>> Begin
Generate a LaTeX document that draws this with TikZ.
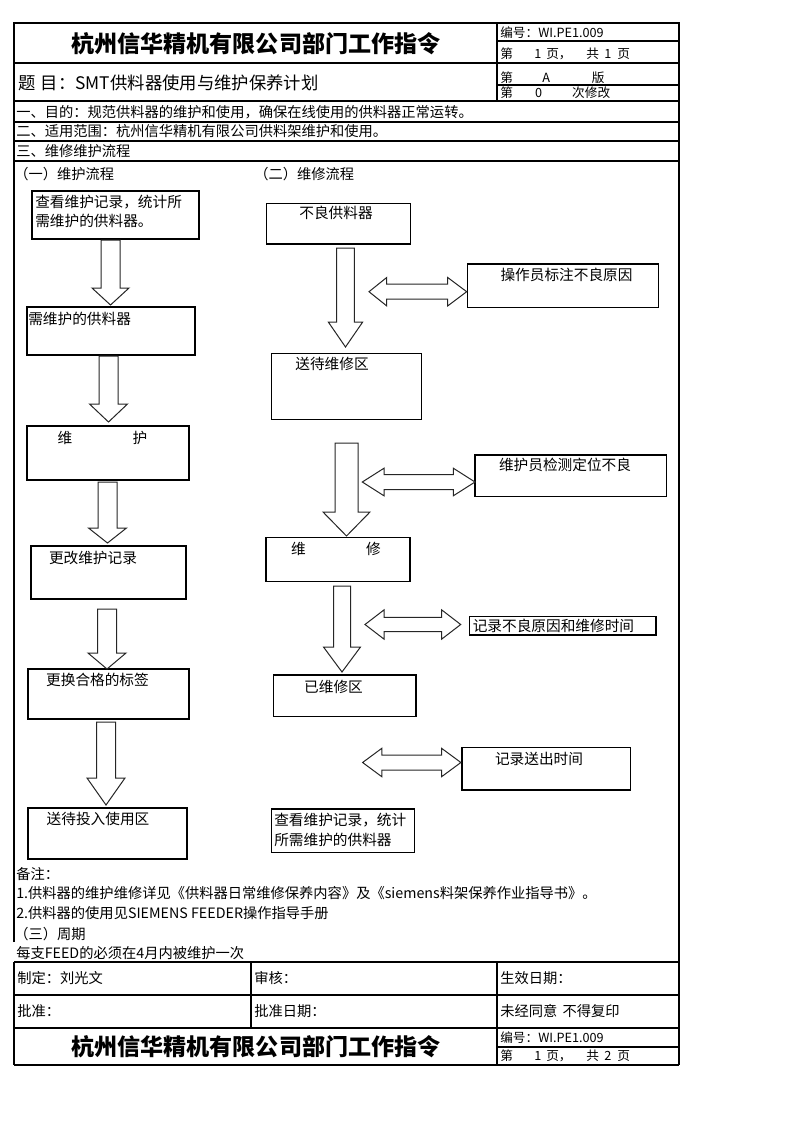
\documentclass[tikz,border=0pt]{standalone}
\usepackage{fontspec}
\setmainfont{Noto Sans CJK SC}
\usepackage{tikz}

\begin{document}
\begin{tikzpicture}[x=0.75pt,y=0.75pt,yscale=-1,xscale=1,
  txt/.style={inner sep=0pt,anchor=west,font=\fontsize{10.7}{13}\selectfont},
  flowtxt/.style={inner sep=0pt,font=\fontsize{11}{14.5}\selectfont},
  smalltxt/.style={inner sep=0pt,anchor=west,font=\fontsize{9.5}{11}\selectfont},
  titletxt/.style={inner sep=0pt,font=\bfseries\fontsize{17.3}{20}\selectfont},
  frame/.style={line width=1.5pt},
  rule/.style={line width=0.9pt},
  flowbox/.style={line width=0.8pt},
  blockarrow/.style={line width=0.75pt,draw=black!85,fill=white}]
%set diagram to the page: 793 x 1122
\useasboundingbox (0,0) rectangle (793,1122);

%Straight Lines (outer frame)
\draw [frame] (14,942) -- (14,23) -- (679,23) -- (679,1065) ;
\draw [frame] (14,962) -- (14,1065) ;

%Straight Lines (header)
\draw [rule] (14,63) -- (679,63) ;
\draw [rule] (497,23) -- (497,101) ;
\draw [rule] (497,41) -- (679,41) ;
\draw [rule] (497,85) -- (679,85) ;
\draw [rule] (14,101) -- (679,101) ;
\draw [rule] (14,122) -- (679,122) ;
\draw [rule] (14,141) -- (679,141) ;
\draw [rule] (14,161) -- (679,161) ;

%Straight Lines (sign-off table)
\draw [rule] (14,962) -- (679,962) ;
\draw [rule] (14,995) -- (679,995) ;
\draw [frame] (14,1028) -- (679,1028) ;
\draw [rule] (14,1065) -- (679,1065) ;
\draw [rule] (251,962) -- (251,1028) ;
\draw [rule] (497,962) -- (497,1065) ;
\draw [rule] (497,1047) -- (679,1047) ;

%Shape: Rectangle (left column)
\draw [flowbox] (32,191) rectangle (199,239) ;
\draw [flowbox] (27,307) rectangle (195,355) ;
\draw [flowbox] (27,426) rectangle (189,480) ;
\draw [flowbox] (31,546) rectangle (186,599) ;
\draw [flowbox] (28,669) rectangle (189,719) ;
\draw [flowbox] (28,808) rectangle (187,859) ;

%Shape: Rectangle (right column)
\draw [flowbox] (266.7,203.3) rectangle (410.7,244) ;
\draw [flowbox] (467.3,264) rectangle (658.3,307.3) ;
\draw [flowbox] (271.7,353.3) rectangle (421.7,419.3) ;
\draw [flowbox] (475,455) rectangle (666.7,496.7) ;
\draw [flowbox] (266,537.7) rectangle (410,581.7) ;
\draw [flowbox] (469.3,616.7) rectangle (656,635) ;
\draw [flowbox] (273.3,675) rectangle (416,716.7) ;
\draw [flowbox] (462,747.3) rectangle (630.5,790) ;
\draw [flowbox] (271.5,809) rectangle (414.3,852.7) ;

%Down Arrow (left column)
\draw [blockarrow] (101,240) -- (120,240) -- (120,288) -- (129,288) -- (110.5,305) -- (92,288) -- (101,288) -- cycle ;
\draw [blockarrow] (99,356) -- (118,356) -- (118,404) -- (127.5,404) -- (108.5,422) -- (89.5,404) -- (99,404) -- cycle ;
\draw [blockarrow] (98,482) -- (117,482) -- (117,528) -- (126.5,528) -- (107.5,543) -- (88.5,528) -- (98,528) -- cycle ;
\draw [blockarrow] (97.5,609) -- (116.5,609) -- (116.5,653) -- (126,653) -- (107,669) -- (88,653) -- (97.5,653) -- cycle ;
\draw [blockarrow] (96.5,722) -- (115.5,722) -- (115.5,778) -- (125,778) -- (106,805) -- (87,778) -- (96.5,778) -- cycle ;

%Down Arrow (right column)
\draw [blockarrow] (336.7,248) -- (354.3,248) -- (354.3,322) -- (362.7,322) -- (345.5,347) -- (328.3,322) -- (336.7,322) -- cycle ;
\draw [blockarrow] (335,443) -- (358,443) -- (358,512) -- (370,512) -- (346.5,536) -- (323,512) -- (335,512) -- cycle ;
\draw [blockarrow] (333.5,586) -- (350.5,586) -- (350.5,647) -- (360.5,647) -- (342,672) -- (323.5,647) -- (333.5,647) -- cycle ;

%Left-Right Arrow
\draw [blockarrow] (369,291.7) -- (386.7,277.5) -- (386.7,284.2) -- (447.7,284.2) -- (447.7,277.5) -- (466.7,291.7) -- (447.7,305.9) -- (447.7,299.2) -- (386.7,299.2) -- (386.7,305.9) -- cycle ;
\draw [blockarrow] (362.3,482) -- (384,468.2) -- (384,474.5) -- (453.3,474.5) -- (453.3,468.2) -- (475,482) -- (453.3,495.8) -- (453.3,489.5) -- (384,489.5) -- (384,495.8) -- cycle ;
\draw [blockarrow] (365,624.5) -- (384,609.9) -- (384,617.3) -- (441.7,617.3) -- (441.7,609.9) -- (460.7,624.5) -- (441.7,639.1) -- (441.7,631.7) -- (384,631.7) -- (384,639.1) -- cycle ;
\draw [blockarrow] (362.6,762.5) -- (381.8,748.3) -- (381.8,755) -- (441.6,755) -- (441.6,748.3) -- (460.9,762.5) -- (441.6,776.7) -- (441.6,770) -- (381.8,770) -- (381.8,776.7) -- cycle ;

% Text Node
\draw (256,44) node [titletxt] (title) {杭州信华精机有限公司部门工作指令};
% Text Node
\draw (500,32.5) node [smalltxt] (codeNo) {编号：WI.PE1.009};
% Text Node
\draw (500,54) node [smalltxt] (pageNo) {第\hspace{16pt}1\hspace{3.75pt}页，\hspace{11pt}共\hspace{4pt}1\hspace{4.5pt}页};
% Text Node
\draw (18,83) node [txt,font=\fontsize{13}{15}\selectfont] (subject) {题\hspace{4pt}目：SMT供料器使用与维护保养计划};
% Text Node
\draw (500,77.5) node [smalltxt] (edition) {第\hspace{22pt}A\hspace{31.5pt}版};
% Text Node
\draw (500,93) node [smalltxt] (revision) {第\hspace{16.7pt}0\hspace{22.5pt}次修改};
% Text Node
\draw (16,112) node [txt] (aim) {一、目的：规范供料器的维护和使用，确保在线使用的供料器正常运转。};
% Text Node
\draw (16,131.5) node [txt] (scope) {二、适用范围：杭州信华精机有限公司供料架维护和使用。};
% Text Node
\draw (16,151) node [txt] (flow) {三、维修维护流程};
% Text Node
\draw (14,174) node [txt] (secOne) {（一）维护流程};
% Text Node
\draw (254,174) node [txt] (secTwo) {（二）维修流程};

% Text Node
\draw (35,211.5) node [flowtxt,anchor=west,align=left] (tCheck) {查看维护记录，统计所\\需维护的供料器。};
% Text Node
\draw (28,319) node [flowtxt,anchor=west] (tNeed) {需维护的供料器};
% Text Node
\draw (65,437.5) node [flowtxt] (tKeepA) {维};
% Text Node
\draw (140,437.5) node [flowtxt] (tKeepB) {护};
% Text Node
\draw (93,557.5) node [flowtxt] (tRecord) {更改维护记录};
% Text Node
\draw (97.5,680) node [flowtxt] (tLabel) {更换合格的标签};
% Text Node
\draw (98,818.5) node [flowtxt] (tReturn) {送待投入使用区};

% Text Node
\draw (336,213) node [flowtxt] (tBad) {不良供料器};
% Text Node
\draw (566.5,274.5) node [flowtxt] (tMark) {操作员标注不良原因};
% Text Node
\draw (332,363.5) node [flowtxt] (tWait) {送待维修区};
% Text Node
\draw (565,465) node [flowtxt] (tDetect) {维护员检测定位不良};
% Text Node
\draw (298.5,548.5) node [flowtxt] (tFixA) {维};
% Text Node
\draw (373.5,548.5) node [flowtxt] (tFixB) {修};
% Text Node
\draw (472.5,625.5) node [flowtxt,anchor=west] (tCause) {记录不良原因和维修时间};
% Text Node
\draw (333.5,686.5) node [flowtxt] (tDone) {已维修区};
% Text Node
\draw (539,758.5) node [flowtxt] (tSend) {记录送出时间};
% Text Node
\draw (274,830) node [flowtxt,anchor=west,align=left] (tCount) {查看维护记录，统计\\所需维护的供料器};

% Text Node
\draw (16,874) node [txt] (remark) {备注：};
% Text Node
\draw (16,893) node [txt] (noteOne) {1.供料器的维护维修详见《供料器日常维修保养内容》及《siemens料架保养作业指导书》。};
% Text Node
\draw (16,913) node [txt] (noteTwo) {2.供料器的使用见SIEMENS FEEDER操作指导手册};
% Text Node
\draw (14,934) node [txt] (secThree) {（三）周期};
% Text Node
\draw (16,953) node [txt] (period) {每支FEED的必须在4月内被维护一次};

% Text Node
\draw (17,978.5) node [txt] (madeBy) {制定：刘光文};
% Text Node
\draw (254,978.5) node [txt] (checkBy) {审核：};
% Text Node
\draw (500,978.5) node [txt] (validFrom) {生效日期：};
% Text Node
\draw (17,1011.5) node [txt] (approveBy) {批准：};
% Text Node
\draw (254,1011.5) node [txt] (approveDate) {批准日期：};
% Text Node
\draw (500,1011.5) node [txt] (noCopy) {未经同意\hspace{4pt}不得复印};
% Text Node
\draw (256,1047) node [titletxt] (titleFoot) {杭州信华精机有限公司部门工作指令};
% Text Node
\draw (500,1037.5) node [smalltxt] (codeNoFoot) {编号：WI.PE1.009};
% Text Node
\draw (500,1056) node [smalltxt] (pageNoFoot) {第\hspace{16pt}1\hspace{3.75pt}页，\hspace{11pt}共\hspace{4pt}2\hspace{4.5pt}页};

\end{tikzpicture}
\end{document}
>> End
• _What the task asks_
Return exactly what appears from the opening line of the material through the line with "-- (679,161) ;", apart from the pictures.

• _Response to the task_
Generate a LaTeX document that draws this with TikZ.
\documentclass[tikz,border=0pt]{standalone}
\usepackage{fontspec}
\setmainfont{Noto Sans CJK SC}
\usepackage{tikz}

\begin{document}
\begin{tikzpicture}[x=0.75pt,y=0.75pt,yscale=-1,xscale=1,
  txt/.style={inner sep=0pt,anchor=west,font=\fontsize{10.7}{13}\selectfont},
  flowtxt/.style={inner sep=0pt,font=\fontsize{11}{14.5}\selectfont},
  smalltxt/.style={inner sep=0pt,anchor=west,font=\fontsize{9.5}{11}\selectfont},
  titletxt/.style={inner sep=0pt,font=\bfseries\fontsize{17.3}{20}\selectfont},
  frame/.style={line width=1.5pt},
  rule/.style={line width=0.9pt},
  flowbox/.style={line width=0.8pt},
  blockarrow/.style={line width=0.75pt,draw=black!85,fill=white}]
%set diagram to the page: 793 x 1122
\useasboundingbox (0,0) rectangle (793,1122);

%Straight Lines (outer frame)
\draw [frame] (14,942) -- (14,23) -- (679,23) -- (679,1065) ;
\draw [frame] (14,962) -- (14,1065) ;

%Straight Lines (header)
\draw [rule] (14,63) -- (679,63) ;
\draw [rule] (497,23) -- (497,101) ;
\draw [rule] (497,41) -- (679,41) ;
\draw [rule] (497,85) -- (679,85) ;
\draw [rule] (14,101) -- (679,101) ;
\draw [rule] (14,122) -- (679,122) ;
\draw [rule] (14,141) -- (679,141) ;
\draw [rule] (14,161) -- (679,161) ;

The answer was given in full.